In creating the risk corridors program, “Congress created a rare money-mandating obligation requiring the Federal Government to make payments” according to a stated formula, Justice Sonia Sotomayor wrote for the court majority.
“And by failing to appropriate enough sums for payments already owed, Congress did simply that and no more: The appropriation bills neither repealed nor discharged [the law’s] unique obligation,” she wrote.
“These holdings reflect a principle as old as the Nation itself: The Government should honor its obligations,” the justice wrote.
“Soon after ratification, Alexander Hamilton stressed this insight as a cornerstone of fiscal policy. ‘States,’ he wrote, ‘who observe their engagements ... are respected and trusted: while the reverse is the fate of those ... who pursue an opposite conduct.’”
During oral arguments, the insurers’ lawyer, Paul Clement, denounced the government, accusing it of deceit.
“This case involves a massive government bait-and-switch, and the fundamental question of whether the government has to keep its word after its money-mandating promises have induced reliance,” he said.
At the same hearing, Deputy U.S. Solicitor General Edwin Kneedler responded, telling the justices that what the other side described as a statutory promise to cover losses is meaningless without action by Congress.
“The Appropriations Clause of the Constitution is central to this case,” he said, a reference to the sentence: “No money shall be drawn from the Treasury, but in consequence of appropriations made by law.”
Compelling the government to pay the insurers “would impose unprecedented liability on the United States of billions of dollars,” Kneedler said.
But in this case, the Obamacare statute imposed a duty to fund risk corridor payments that the government cannot avoid, the Supreme Court found.
“The plain terms of the risk corridors provision created an obligation neither contingent on nor limited by the availability of appropriations or other funds,” Sotomayor wrote.
Justice Samuel Alito dissented, writing that the insurers had no legal grounds for suing, and warning that the majority opinion would open the door to more liability in the future for the government.
“The Court infers a private right of action that has the effect of providing a massive bailout for insurance companies that took a calculated risk and lost,” he wrote.

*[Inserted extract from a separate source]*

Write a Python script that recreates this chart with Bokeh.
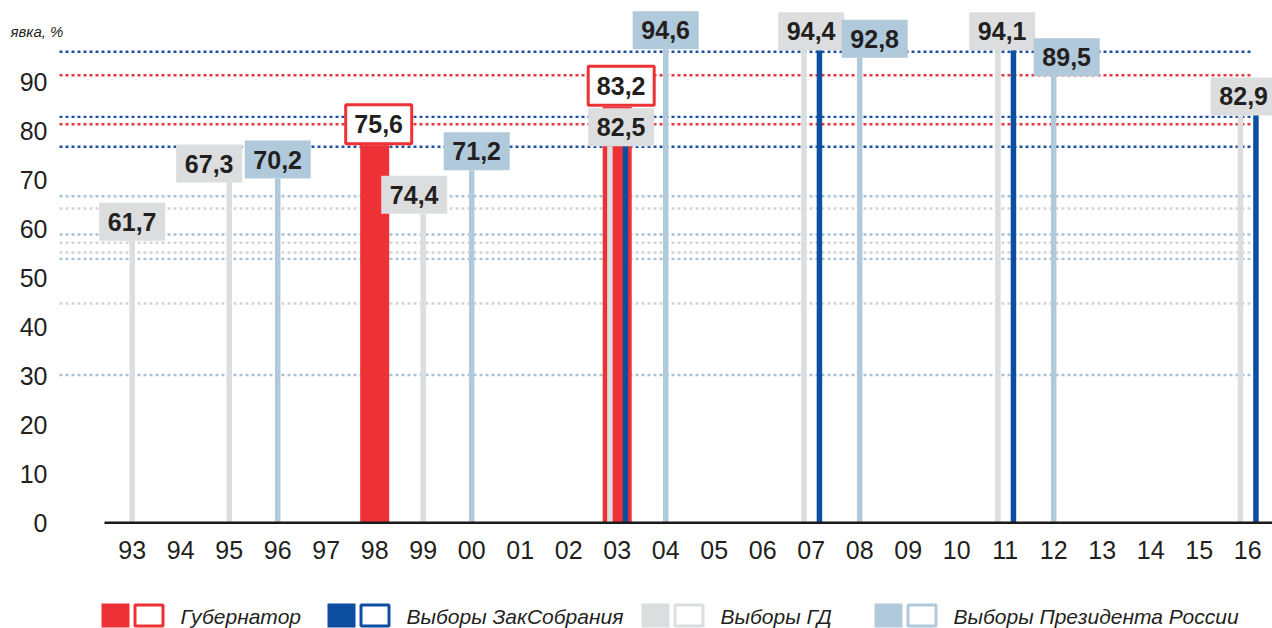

“Under the Court’s decision, billions of taxpayer dollars will be turned over to insurance companies that bet unsuccessfully on the success of the program in question. This money will have to be paid even though Congress has pointedly declined to appropriate money for that purpose.”
Many federal statutes contain phrasing such as “the Secretary shall pay,” which “the Court construes as creating a cause of action,” so this decision will have “a massive immediate impact” with “potential consequences [that] go much further,” Alito wrote.